Coucou, les gens !
Je présente ici un petit texte que j’ai écrit il y a presque dix ans (je ne suis pas vieille, je suis précoce, c’est pas pareil). Je l’ai écrit d’une traite à 00 h 58, ce qui a été le seul moyen de calmer une crise de panique, pour ensuite l’enfouir pendant des années dans les confins de mon disque dur.
Mon anxiété refaisant des siennes ces temps-ci, je me suis dit que c’était le moment parfait pour le ressortir. Vous pouvez blâmer le manque de logique sur mon état émotionnel à l’époque 😀 (Ah, la vie d’étudiant…).
Ça m’avait encore une fois réveillée au milieu de la nuit, il était maintenant minuit cinquante-huit et je revivais une angoisse nocturne qui avait toujours accompagné des délires à demi-conscients depuis que j’avais l’âge de me poser des questions. Malheureusement, j’étais précoce, et me confinais donc dans un enfer de pensées rhétoriques depuis près de quinze ans.
C’est un sentiment insidieux, une impression presque malsaine, qui me pousse à penser que je ne finirai jamais rien. Manque de volonté, de temps, de talent, je me suis fait depuis mes dix ans un ennemi de la page blanche. Rien à faire. Je la côtoie tous les jours, toutes les nuits, et elle se fait plus présente à chaque fois que les Professeurs parlent de livres à lire. Par absence de temps, elle ne serait jamais remplie. Et la volonté est une flamme qui vacille à chaque fois que la page blanche lui donne un coup de vent. Le talent est une chose que je ne me permets pas d’avoir de peur qu’un jour quelqu’un dise que je ne l’ai jamais eu en premier lieu.
Ça me prend à la gorge et ça refuse de me laisser respirer, j’ai l’impression d’étouffer. La peur de n’arriver à rien me pousse à faire des choses que j’abandonnerai en cours de route parce que, de toute manière, elles n’aboutiront pas. Et puis je pense à un moyen de régler tout ça, et j’en viens toujours à me dire que c’est l’organisation du temps qui me fait défaut. Beaucoup trop de choses à faire à la fois, entre la réalité et ce qui se passe dans ma tête. C’est là que mon angoisse nocturne vient me rendre visite. Alors j’attends, je panique en silence, je veux trouver quelqu’un à qui en parler et finalement, je me rends compte qu’il n’y aura personne pour m’écouter.
C’est comme si j’étais sur un plan physique différent de celui des autres, superposé au leur. Des fois, il y a contact, mais la majeure partie du temps, tout me passe à travers. Les gens sont des paragraphes bien ordonnés les uns après les autres, et moi, je suis cette annotation dans la marge, qui n’a aucun rapport avec le texte, qui aurait plus de sens si elle était développée.
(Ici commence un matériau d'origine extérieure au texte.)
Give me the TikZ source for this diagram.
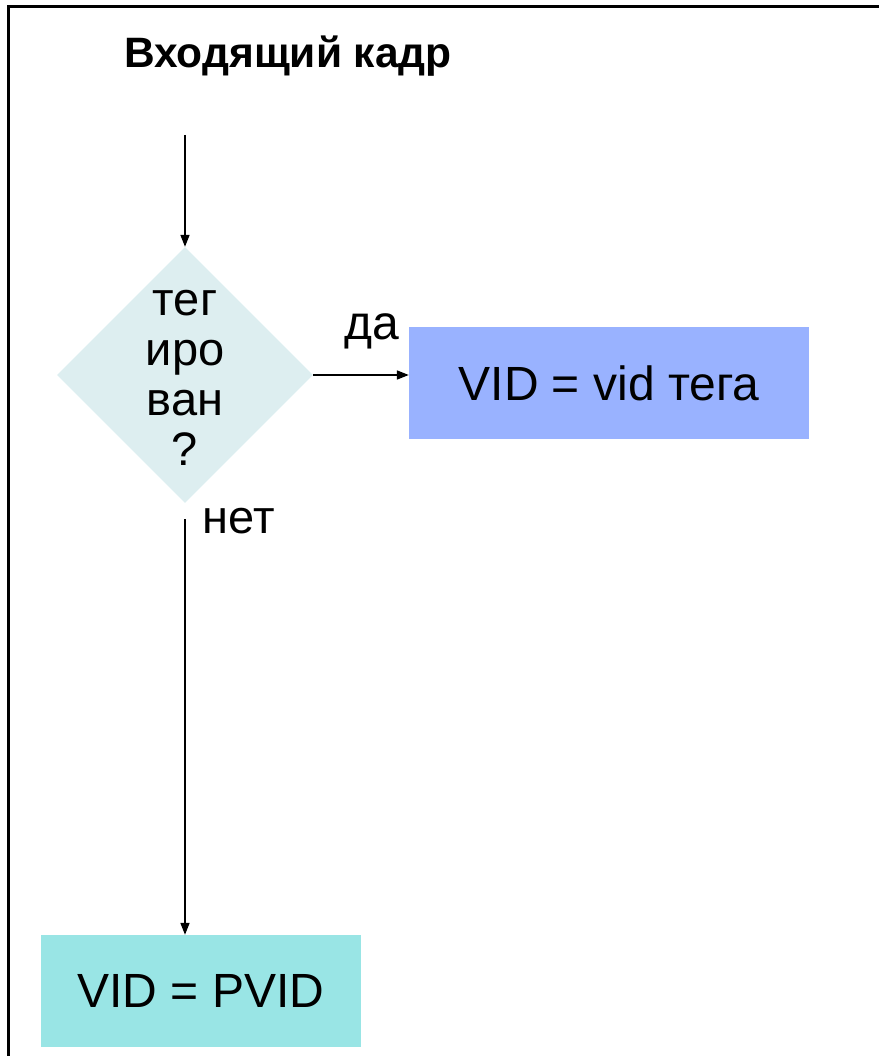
\documentclass[tikz,border=0pt]{standalone}
\usepackage{fontspec}
\setmainfont{Liberation Sans}
\usetikzlibrary{shapes.geometric,arrows.meta}
\definecolor{decisionfill}{RGB}{221,238,240}
\definecolor{tagfill}{RGB}{153,178,255}
\definecolor{pvidfill}{RGB}{153,229,229}
\tikzset{
  flow/.style={line width=1.6pt,-{Triangle[length=12pt,width=9pt]}},
  actionbox/.style={rectangle,inner sep=0pt,font=\fontsize{48}{52}\selectfont},
  lbl/.style={inner sep=0pt,font=\fontsize{47}{50}\selectfont},
}
\begin{document}
\begin{tikzpicture}[x=1pt,y=-1pt]
\useasboundingbox (0,0) rectangle (879,1056);
% frame edges
\draw[line width=2.2pt] (8.5,1056) -- (8.5,6.5) -- (879,6.5);
% heading
\node[inner sep=0pt,font=\fontsize{42.5}{48}\selectfont\bfseries] (title) at (288,56) {Входящий кадр};
\coordinate (entry) at (185,135);
% decision
\node[diamond,fill=decisionfill,minimum width=256pt,minimum height=256pt,inner sep=0pt] (q) at (185,375) {};
\node[align=center,inner sep=0pt,font=\fontsize{47}{50}\selectfont] (qtext) at (185,378) {тег\\иро\\ван\\?};
% outcomes
\node[actionbox,fill=tagfill,minimum width=400pt,minimum height=112pt] (yes) at (609,383) {VID = vid тега};
\node[actionbox,fill=pvidfill,minimum width=320pt,minimum height=112pt] (no) at (201,991) {VID = PVID};
% connectors
\draw[flow] (entry) -- (q.north);
\draw[flow] (q.east) -- (q.east -| yes.west);
\draw[flow] ([yshift=-16pt]q.south) -- (q.south |- no.north);
% branch labels
\node[lbl,font=\fontsize{48}{50}\selectfont] (yeslbl) at (372,331) {да};
\node[lbl] (nolbl) at (239,521) {нет};
\end{tikzpicture}
\end{document}
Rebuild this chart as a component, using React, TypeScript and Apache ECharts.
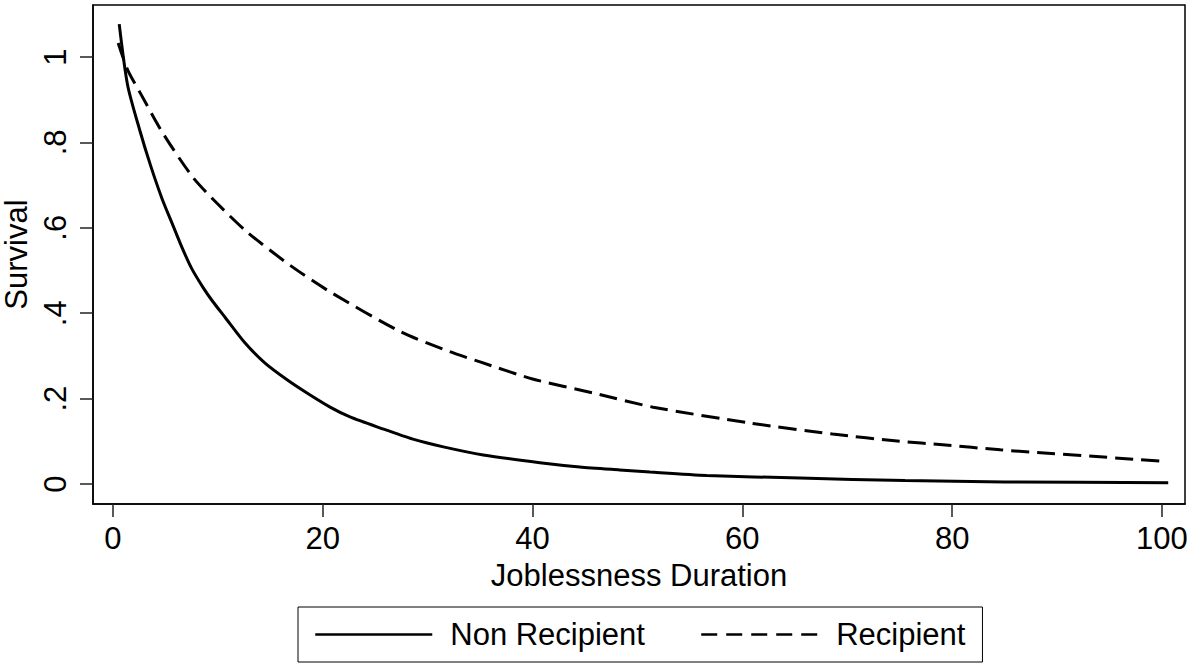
import React, { useEffect, useRef } from "react";
import * as echarts from "echarts";

const nonRecipientX = [0.6, 1.4, 2.6, 3.6, 4.7, 5.7, 6.6, 7.5, 8.6, 9.5, 10.7, 12.6, 14.5, 16.6, 18.5, 20.7, 22.6, 25.5, 28.6, 31.5, 35.3, 40.7, 44.5, 48.3, 51.2, 56.6, 65.5, 75.5, 85, 100.6];
const nonRecipientY = [1.077, 0.934, 0.825, 0.745, 0.667, 0.607, 0.553, 0.505, 0.46, 0.428, 0.39, 0.33, 0.283, 0.244, 0.213, 0.18, 0.157, 0.131, 0.105, 0.087, 0.068, 0.05, 0.04, 0.033, 0.028, 0.02, 0.014, 0.008, 0.005, 0.003];

const recipientX = [0.5, 1.4, 2.6, 4.7, 7.6, 9.9, 12.8, 16.9, 20.7, 27.4, 32.1, 35, 40, 45.8, 51.5, 60.7, 68.6, 75, 79.1, 84.6, 99.8];
const recipientY = [1.033, 0.97, 0.916, 0.824, 0.719, 0.658, 0.59, 0.512, 0.45, 0.357, 0.31, 0.286, 0.246, 0.213, 0.18, 0.143, 0.117, 0.1, 0.092, 0.08, 0.054];

const xTicks = [0, 20, 40, 60, 80, 100];
const yTicks = [0, 0.2, 0.4, 0.6, 0.8, 1];
const seriesNames = ["Non Recipient", "Recipient"];
const xTitle = "Joblessness Duration";
const yTitle = "Survival";

const FONT = "'Liberation Sans', Arial, sans-serif";

export default function App() {
  const ref = useRef<HTMLDivElement>(null);
  useEffect(() => {
    if (!ref.current) return;
    const chart = echarts.init(ref.current, undefined, { renderer: "svg" });
    const fmtY = (v: number) => {
      if (v === 0) return "0";
      if (Math.abs(v - 1) < 1e-9) return "1";
      return "." + Math.round(v * 10);
    };
    const hidden = { color: "rgba(0,0,0,0)", borderColor: "rgba(0,0,0,0)", borderWidth: 0 };
    chart.setOption({
      animation: false,
      backgroundColor: "#fff",
      textStyle: { fontFamily: FONT, color: "#000" },
      grid: {
        left: 93,
        top: 5,
        right: 11,
        bottom: 160,
        outerBoundsMode: "none",
        containLabel: false,
        show: true,
        borderColor: "#000",
        borderWidth: 1.5,
        backgroundColor: "#fff",
      },
      xAxis: {
        type: "value",
        min: -1.9,
        max: 102.2,
        name: xTitle,
        nameLocation: "middle",
        nameGap: 56,
        nameTextStyle: { fontSize: 31, color: "#000", fontFamily: FONT },
        axisLine: { show: true, onZero: false, lineStyle: { color: "#000", width: 1.5 } },
        axisTick: { show: true, length: 13, customValues: xTicks, lineStyle: { color: "#222", width: 1.5 } },
        axisLabel: { customValues: xTicks, fontSize: 31, color: "#000", margin: 19, fontFamily: FONT },
        splitLine: { show: false },
      },
      yAxis: {
        type: "value",
        min: -0.0468,
        max: 1.1218,
        name: yTitle,
        nameLocation: "middle",
        nameRotate: 90,
        nameGap: 51,
        nameTextStyle: { fontSize: 31, color: "#000", fontFamily: FONT },
        axisLine: { show: true, onZero: false, lineStyle: { color: "#000", width: 1.5 } },
        axisTick: { show: true, length: 13, customValues: yTicks, lineStyle: { color: "#222", width: 1.5 } },
        axisLabel: {
          customValues: yTicks,
          rotate: 90,
          fontSize: 31,
          color: "#000",
          margin: 22,
          fontFamily: FONT,
          formatter: fmtY,
        },
        splitLine: { show: false },
      },
      legend: {
        left: 298,
        top: 607,
        orient: "horizontal",
        borderColor: "#000",
        borderWidth: 1,
        padding: [12, 17, 12, 16],
        itemWidth: 117,
        itemHeight: 20,
        itemGap: 55,
        textStyle: { fontSize: 31, color: "#000", fontFamily: FONT, padding: [0, 0, 0, 13] },
        data: [
          { name: seriesNames[0], itemStyle: hidden, lineStyle: { type: "solid", width: 2.5, color: "#000" } },
          { name: seriesNames[1], itemStyle: hidden, lineStyle: { type: [16, 9], width: 2.5, color: "#000" } },
        ],
      },
      series: [
        {
          name: seriesNames[0],
          type: "line",
          smooth: 0.25,
          showSymbol: false,
          symbol: "none",
          data: nonRecipientX.map((x, i) => [x, nonRecipientY[i]]),
          lineStyle: { color: "#000", width: 3, type: "solid" },
          itemStyle: { color: "#000" },
        },
        {
          name: seriesNames[1],
          type: "line",
          smooth: 0.25,
          showSymbol: false,
          symbol: "none",
          data: recipientX.map((x, i) => [x, recipientY[i]]),
          lineStyle: { color: "#000", width: 3, type: [18, 8] },
          itemStyle: { color: "#000" },
        },
      ],
    });
    return () => chart.dispose();
  }, []);
  return (
    <div
      ref={ref}
      style={{ position: "fixed", left: 0, top: 0, width: 1196, height: 664, background: "#fff" }}
    />
  );
}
Alors on la garde, au cas où, peut-être qu’un jour, elle voudra dire quelque chose.
C’est mes pensées, tout ça, elles sont complètement désorganisées. Je pense à ce que je dois faire, ce que je vais faire, ce qu’il faudrait que je fasse et ce que j’aimerais bien faire. Ça fait beaucoup de choses à penser, et penser ça prend du temps. Puis j’abandonne et j’en viens aux histoires, et j’ai toutes ces idées qui arrivent en même temps, qui se divisent, se superposent, refusent obstinément de prendre un ordre linéaire. Impossibles à tenir en place, elles changent constamment. Et là encore, le temps vient me narguer. Établir toutes ces idées dans un ordre chronologique ? Même les monstres à six têtes qui vivent dans mes cauchemars sont plus réalistes que ça. Si je ne peux pas organiser toutes mes idées, savoir dans quel ordre je dois les coucher sur papier, je ne vois pas comment je peux les écrire. Et la voilà à nouveau : la page blanche. C’est le pire, elle ne se pointe pas par manque d’inspiration, mais par une incapacité totale à penser une chose à la fois. Au final, je vais me coucher, et je pense toujours la même chose.
Ma tête est un bordel désynchronique.